When we talk about Big Data in IT, we mean information that is available in either very large quantities, or that is presented very rapidly. Usually we are referring to data sets that are large enough that it takes more than one computer to read and analyze it. Or we might be talking about data collected at such a pace that even moving it to a common storage resource is challenging.
Another facet of Big Data is variety. Most of the time, we are looking at information that doesn't come in a nicely structured, well groomed format. Often it is messy, comes in a variety of forms, and it may even defy transformation into an orderly and structured form.
We can dread it if we wish, but there are some hopeful implications that carry the promise of problem solving on a societal scale.
In the US, data scientists have used information from the National Climate Data Center to build accurate models to help food growers plan for maximum crop yield. The ability of humans to produce food in quantities sufficient to feed everyone is diminishing, and the discovery of more efficient means is imperative.

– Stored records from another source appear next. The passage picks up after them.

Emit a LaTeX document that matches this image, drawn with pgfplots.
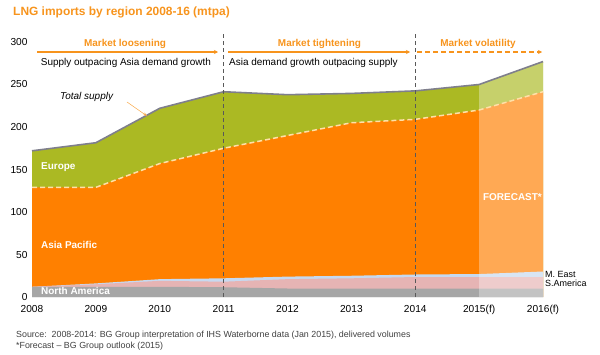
\documentclass[border=0pt]{standalone}
\usepackage{fontspec}
\setmainfont{Liberation Sans}
\usepackage{pgfplots}
\pgfplotsset{compat=1.18}
\usepackage{pgfplotstable}
\usetikzlibrary{arrows.meta}
\definecolor{lngorange}{HTML}{FF8000}
\definecolor{lnggreen}{HTML}{ABB923}
\definecolor{lnggray}{HTML}{A6A6A6}
\definecolor{lngpink}{HTML}{E6B4B4}
\definecolor{lngblue}{HTML}{C6D9F0}
\definecolor{titleorange}{HTML}{F7941D}
\definecolor{totline}{HTML}{7F7F8C}
\definecolor{asialine}{HTML}{FFE0A8}
\definecolor{srcgray}{HTML}{404040}
% cumulative boundaries (mtpa)
% x: 0=2008 ... 8=2016(f)
\pgfplotstableread{
x  na    sa    me    asia   total
0  12    12    12    129    172
1  12    15    16    129    181.5
2  12    19    21    157    222
3  11.5  18    22    175    241.5
4  10    21    24    190    238
5  10    22    25    205    239.5
6  10    23.5  26.5  209    242.5
7  10    23.5  27    220    250
8  10    23.5  30    241.5  277
}\lngdata
\begin{document}
\begin{tikzpicture}[x=1bp,y=1bp]
\path[use as bounding box] (-32,-57) rectangle (568,297);
\begin{axis}[
  at={(0,0)}, anchor=south west,
  scale only axis, width=511bp, height=255bp,
  xmin=0, xmax=8, ymin=0, ymax=300,
  clip=false,
  axis line style={draw=none},
  major tick length=0pt,
  xtick={0,...,8},
  xticklabels={2008,2009,2010,2011,2012,2013,2014,2015(f),2016(f)},
  ytick={0,50,...,300},
  /pgf/number format/assume math mode=true,
  tick label style={font=\fontsize{10.2}{12}\selectfont, text=black},
  xticklabel style={yshift=-5bp},
  yticklabel style={xshift=-1bp},
]
\addplot[fill=lnggreen, draw=none] table[x=x, y=total] {\lngdata} \closedcycle;
\addplot[fill=lngorange, draw=none] table[x=x, y=asia] {\lngdata} \closedcycle;
\addplot[fill=lngblue, draw=none] table[x=x, y=me] {\lngdata} \closedcycle;
\addplot[fill=lngpink, draw=none] table[x=x, y=sa] {\lngdata} \closedcycle;
\addplot[fill=lnggray, draw=none] table[x=x, y=na] {\lngdata} \closedcycle;
\fill[white, fill opacity=0.33] (axis cs:7,0) rectangle (axis cs:8,300);
\draw[gray!15, line width=1pt] (axis cs:0,-0.6) -- (axis cs:8,-0.6);
\addplot[asialine, line width=1.5pt, dash pattern=on 5bp off 3bp] table[x=x, y=asia] {\lngdata};
\addplot[totline, line width=1.6pt] table[x=x, y=total] {\lngdata};
\draw[black!65, line width=0.8pt, dash pattern=on 4bp off 3bp] (axis cs:3,0) -- (axis cs:3,310.5);
\draw[black!65, line width=0.8pt, dash pattern=on 4bp off 3bp] (axis cs:6,0) -- (axis cs:6,310.5);
\end{axis}
% title
\node[anchor=west, inner sep=0pt, text=titleorange, font=\fontsize{12}{14}\selectfont\bfseries] at (-19,285) {LNG imports by region 2008-16 (mtpa)};
% market phases
\node[inner sep=0pt, text=titleorange, font=\fontsize{10}{12}\selectfont\bfseries] at (93,253) {Market loosening};
\node[inner sep=0pt, text=titleorange, font=\fontsize{10}{12}\selectfont\bfseries] at (287.5,253) {Market tightening};
\node[inner sep=0pt, text=titleorange, font=\fontsize{10}{12}\selectfont\bfseries] at (446,253) {Market volatility};
\draw[titleorange, line width=1.3pt, -{Stealth[length=4bp,width=4bp]}] (5,245) -- (186,245);
\draw[titleorange, line width=1.3pt, -{Stealth[length=4bp,width=4bp]}] (196,245) -- (378,245);
\draw[titleorange, line width=1.3pt, dash pattern=on 5bp off 3bp, -{Stealth[length=4bp,width=4bp]}] (385,245) -- (510,245);
\node[anchor=west, inner sep=0pt, font=\fontsize{10}{12}\selectfont] at (8.7,234) {Supply outpacing Asia demand growth};
\node[anchor=west, inner sep=0pt, font=\fontsize{10}{12}\selectfont] at (197,234) {Asia demand growth outpacing supply};
% total supply annotation
\node[anchor=west, inner sep=0pt, font=\fontsize{10}{12}\selectfont\itshape] at (28,200) {Total supply};
\draw[titleorange!80, line width=0.5pt, -{Stealth[length=4bp,width=3bp]}] (95,195) -- (115,181);
% region labels
\node[anchor=west, inner sep=0pt, text=white, font=\fontsize{10}{12}\selectfont\bfseries] at (9,130) {Europe};
\node[anchor=west, inner sep=0pt, text=white, font=\fontsize{10}{12}\selectfont\bfseries] at (9,52) {Asia Pacific};
\node[anchor=west, inner sep=0pt, text=white, font=\fontsize{10}{12}\selectfont\bfseries] at (9,6) {North America};
\node[anchor=east, inner sep=0pt, text=white, font=\fontsize{10}{12}\selectfont\bfseries] at (510,100) {FORECAST*};
\node[anchor=west, inner sep=0pt, font=\fontsize{9}{9}\selectfont] at (513,23) {M. East};
\node[anchor=west, inner sep=0pt, font=\fontsize{9}{9}\selectfont] at (513,14) {S.America};
% source
\node[anchor=west, inner sep=0pt, text=srcgray, font=\fontsize{8.9}{10}\selectfont] at (-16,-38) {Source:\ \ 2008-2014: BG Group interpretation of IHS Waterborne data (Jan 2015), delivered volumes};
\node[anchor=west, inner sep=0pt, text=srcgray, font=\fontsize{8.9}{10}\selectfont] at (-16,-49) {*Forecast -- BG Group outlook (2015)};
\end{tikzpicture}
\end{document}
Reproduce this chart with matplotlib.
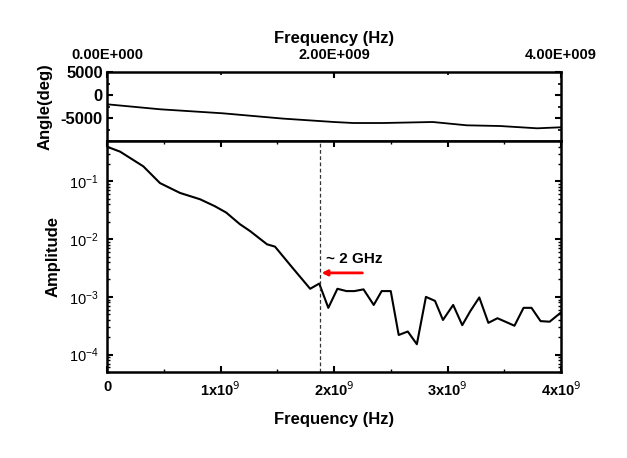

It's not only large organizations and massive corporations that are collecting and deriving answers from large data sets. A retired journalist in Virginia has assembled a crime database that may provide insight into the identities of previously unidentified serial killers. This story in the New York Times profiles his efforts.
Not surprisingly, most of the profitable uses of Big Data center around marketing, both in the commercial and political marketplace. And there are certainly valid concerns about the implications of this activity.
But to brand a whole domain of IT innovation with the worries about potential abuse simply hides the many useful, even ground breaking possibilities that lie ahead.
A quick look at the giant datasets freely available to the public on Amazon S3 reveals riches like OpenStreetMap, (a free, editable map of the world, created and maintained by volunteers.) Common Crawl (A corpus of web crawl data composed of over 5 billion web pages), or GDELT (Over a quarter-billion records monitoring the world's news from nearly every country, updated daily).
Insight once available only to well-funded researchers and giant corporations could already be in the hands of strategists for universities, local governments, and hobbyists virtually everywhere. The emergence of Big Data and the tools to derive meaning from it represent a big step forward in the realm of harnessing the body of human knowledge. While there may be dark implications for this, the overall picture is largely bright.